UK's spy agency, GCHQ, has given its contribution to the open-source community by offering one of its tools on Github.

The media noticed yesterday that a tool named Gaffer appeared on the GCHQ Github, essentially a large-scale graph database.

According to the introductory description, Gaffer is a framework that makes it easy to store large-scale graphs in which the nodes and edges have statistics such as counts, histograms and sketches.

It is “optimised for retrieving data on nodes of interest”.

Essentially, this is a Big Data analytics tool, and as ZDNet concludes, might have been used by the GCHQ to “discern patterns and plot the actions of groups of interest -- such as criminal gangs or terrorists – statistically”.

Gaffer uses Accumulo for storing data, although other options are available. Accumulo , built on Apache, is an open-source framework built upon Google's BigTable design.

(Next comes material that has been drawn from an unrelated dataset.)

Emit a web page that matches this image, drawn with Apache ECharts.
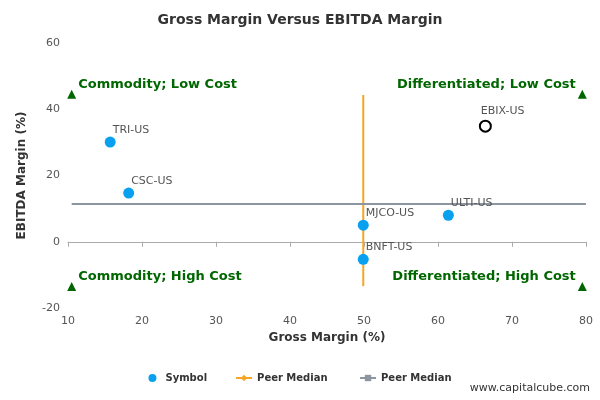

Here’s what Gaffer has to offer:

  • Allows the creation of graphs with summarised properties within Accumulo with a very minimal amount of coding.
  • Allows flexibility of statistics that describe the entities and edges.
  • Allows easy addition of new types of nodes and edges.
  • Allows quick retrieval of data on nodes of interest.
  • Deals with data of different security levels - all data has a visibility, and this is used to restrict who can see data based on their authorizations.
  • Supports automatic age-off of data.

"GCHQ hopes that Gaffer will be useful to others in the community, as well as helping its own technical staff as they continue to develop the software in the future,” a GCHQ representative told TechWeekEurope.

"As a government department and technology organisation, GCHQ software developers and technologists aim to contribute to open source software projects."